Al-Ahram Weekly Online   26 June - 2 July 2008
Issue No. 903
Opinion
 
Published in Cairo by AL-AHRAM established in 1875

Salama A Salama

Death boats

By Salama A Salama

It is that time of the year again when hundreds of Egyptians take to sea in a desperate attempt to reach Europe. Many of their boats end up sinking, this at the time when European and Arab officials are contemplating another union. We don't know what this union can do exactly. We don't know how this union can help the young and desperate men who risk their lives for a low-paid job that they may never have in Europe. One is tempted to think that this union is solely designed to help Europe with its immigration problem.

This summer hundreds are likely to embark on voyages that may be their last. They will have sold their meagre belongings and borrowed from family and friends to pay up for a trip that has all the advantages of Russian roulette. What they may not know is that the European parliament has just passed a law calling for the arrest and deportation of anyone living illegally in Europe. Illegal immigrants have been given one month to leave the country, or they can face up to 18 months imprisonment followed by deportation. Arab governments bordering the Mediterranean have left this tragedy in the hands of the police. Now the authorities are chasing the middlemen and racketeers who run the biggest human trafficking operation known in modern history. Meanwhile, the immigrants converge at assembly points on Libya's shores in scenes reminiscent of the European- bound slave trade of centuries past.

While Arab countries continue to mull over the definition of the proposed union and its relation to Israel, Europe passed strict laws to limit immigration, hoping thereby to keep terrorists and Islamic extremists away. Europe doesn't need those immigrants anymore for it can get all the labour it wants from countries that joined the EU recently or are about to join it. Immigrants from the former Eastern bloc are better trained, willing to work for low wages, and more at home with European culture.

So what are our governments doing to protect the rights of millions of Arab immigrants that Europe exploited for decades and now wants to throw out? What are we doing when Berlusconi's Italy hunts them down like criminals, arrests and deports them?
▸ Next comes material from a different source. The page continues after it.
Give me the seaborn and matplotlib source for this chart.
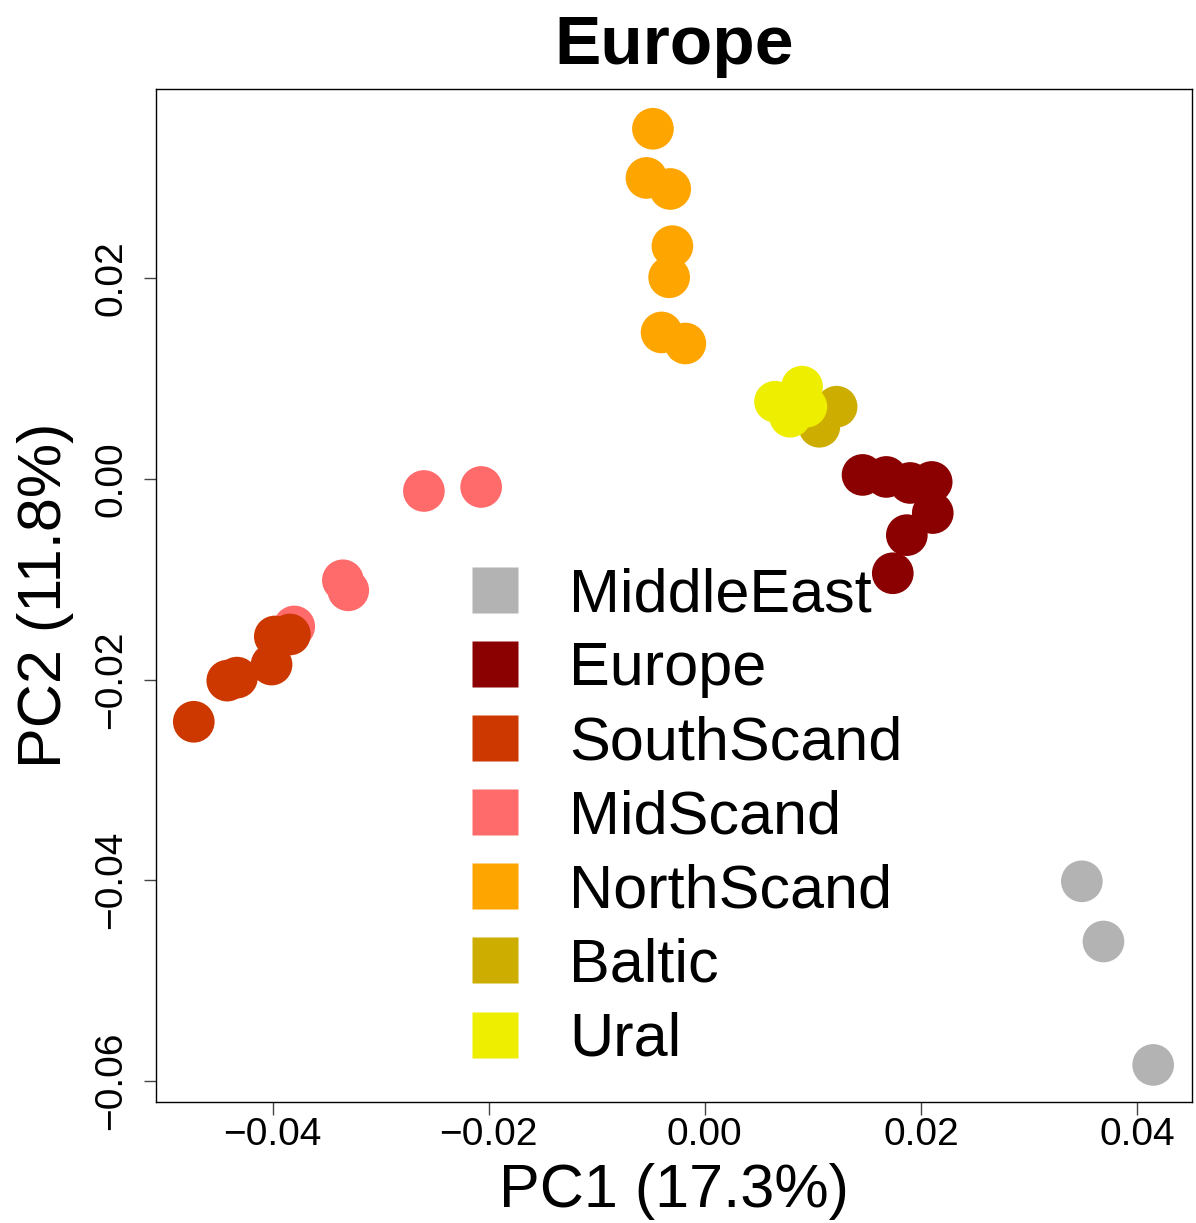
import matplotlib
matplotlib.use("Agg")
import matplotlib.pyplot as plt
from matplotlib.lines import Line2D
import seaborn as sns
import pandas as pd

groups = ["MiddleEast", "Europe", "SouthScand", "MidScand", "NorthScand", "Baltic", "Ural"]
colors = ["#B3B3B3", "#8B0000", "#CD3700", "#FF6A6A", "#FFA500", "#CDAD00", "#EEEE00"]

middleeast_x = [0.0349, 0.0369, 0.0415]
middleeast_y = [-0.0401, -0.0461, -0.0584]
europe_x = [0.0146, 0.0168, 0.0190, 0.0210, 0.0211, 0.0187, 0.0174]
europe_y = [0.0004, 0.0002, -0.0004, -0.0003, -0.0034, -0.0056, -0.0094]
midscand_x = [-0.0260, -0.0207, -0.0335, -0.0330, -0.0380]
midscand_y = [-0.0012, -0.0008, -0.0101, -0.0111, -0.0147]
southscand_x = [-0.0398, -0.0384, -0.0401, -0.0442, -0.0433, -0.0473]
southscand_y = [-0.0157, -0.0155, -0.0185, -0.0201, -0.0198, -0.0242]
northscand_x = [-0.0048, -0.0054, -0.0032, -0.0030, -0.0033, -0.0040, -0.0018]
northscand_y = [0.0349, 0.0300, 0.0289, 0.0232, 0.0201, 0.0146, 0.0135]
baltic_x = [0.0122, 0.0106]
baltic_y = [0.0072, 0.0052]
ural_x = [0.0065, 0.0090, 0.0079, 0.0094]
ural_y = [0.0077, 0.0092, 0.0062, 0.0072]

draw_order = [
    ("MiddleEast", middleeast_x, middleeast_y),
    ("Europe", europe_x, europe_y),
    ("MidScand", midscand_x, midscand_y),
    ("SouthScand", southscand_x, southscand_y),
    ("NorthScand", northscand_x, northscand_y),
    ("Baltic", baltic_x, baltic_y),
    ("Ural", ural_x, ural_y),
]
rows = []
for g, xs, ys in draw_order:
    for x, y in zip(xs, ys):
        rows.append({"PC1": x, "PC2": y, "group": g})
df = pd.DataFrame(rows)

sns.set_style("white")
plt.rcParams["font.family"] = ["Liberation Sans", "DejaVu Sans"]
plt.rcParams["text.color"] = "black"
plt.rcParams["axes.labelcolor"] = "black"

fig = plt.figure(figsize=(11.96, 12.23), dpi=100)
ax = fig.add_axes([0.1304, 0.0989, 0.8663, 0.8283])
palette = dict(zip(groups, colors))
sns.scatterplot(data=df, x="PC1", y="PC2", hue="group", palette=palette,
                s=900, edgecolor="none", linewidth=0, legend=False, ax=ax, alpha=1)

ax.set_xlim(-0.0508, 0.0451)
ax.set_ylim(-0.0621, 0.03886)
ax.set_xticks([-0.04, -0.02, 0.0, 0.02, 0.04])
ax.set_xticklabels(["\u22120.04", "\u22120.02", "0.00", "0.02", "0.04"])
ax.set_yticks([-0.06, -0.04, -0.02, 0.0, 0.02])
ax.set_yticklabels(["\u22120.06", "\u22120.04", "\u22120.02", "0.00", "0.02"], rotation=90, va="center")
ax.tick_params(axis="both", which="major", direction="out", length=9, width=1.0,
               labelsize=28, colors="#444444", labelcolor="black", left=True, bottom=True)
ax.tick_params(axis="x", pad=2)
ax.tick_params(axis="y", pad=10)
for sp in ax.spines.values():
    sp.set_visible(True)
    sp.set_color("black")
    sp.set_linewidth(1.0)
ax.set_xlabel("PC1 (17.3%)", fontsize=44, labelpad=7, color="black")
ax.set_ylabel("PC2 (11.8%)", fontsize=44, labelpad=14, color="black")
ax.set_title("Europe", fontsize=50, fontweight="bold", pad=18, color="black")

handles = [Line2D([0], [0], marker="s", linestyle="none", markersize=33,
                  markerfacecolor=c, markeredgecolor="none") for c in colors]
ax.legend(handles, groups, loc="upper left", bbox_to_anchor=(0.268, 0.552),
          frameon=False, fontsize=44, handletextpad=0.62, labelspacing=0.28,
          borderaxespad=0, handlelength=1.2)

fig.savefig("out.png", dpi=100)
Our Labour Ministry claims to have prepared protocols for cooperation with Italy by which the latter would give working permits to a limited number of trained Egyptian workers every year. We are told that the protocols were discussed during Mubarak's recent talks with Berlusconi in Rome. But we don't know if they will ever be implemented or how.

What good is the "Union for the Mediterranean" when we cannot find a way of resolving the worst problem facing Arab countries from Morocco to Syria? What good is it when unemployment and poverty are the norm and millions of our young men can think of nothing better than a low-paid job in Europe?

Dozens of conferences have been held and many joint projects have been proposed with Europe to absorb the hordes of illegal immigrants and curb the phenomenon of the death boats. But talk is cheap.

We in Egypt face a similar problem, with hundreds of Eritreans and Ugandans moving through, hoping to get illegally into Israel. Egyptian authorities are tracking them down in much the same way Italy, Greece and Libya are rounding up Egyptian immigrants. It is a tragedy that the authorities here don't seem able to resolve. It is a tragedy that will only stop when the thousands that end up drowning or imprisoned are given the chance of a decent life in their home countries.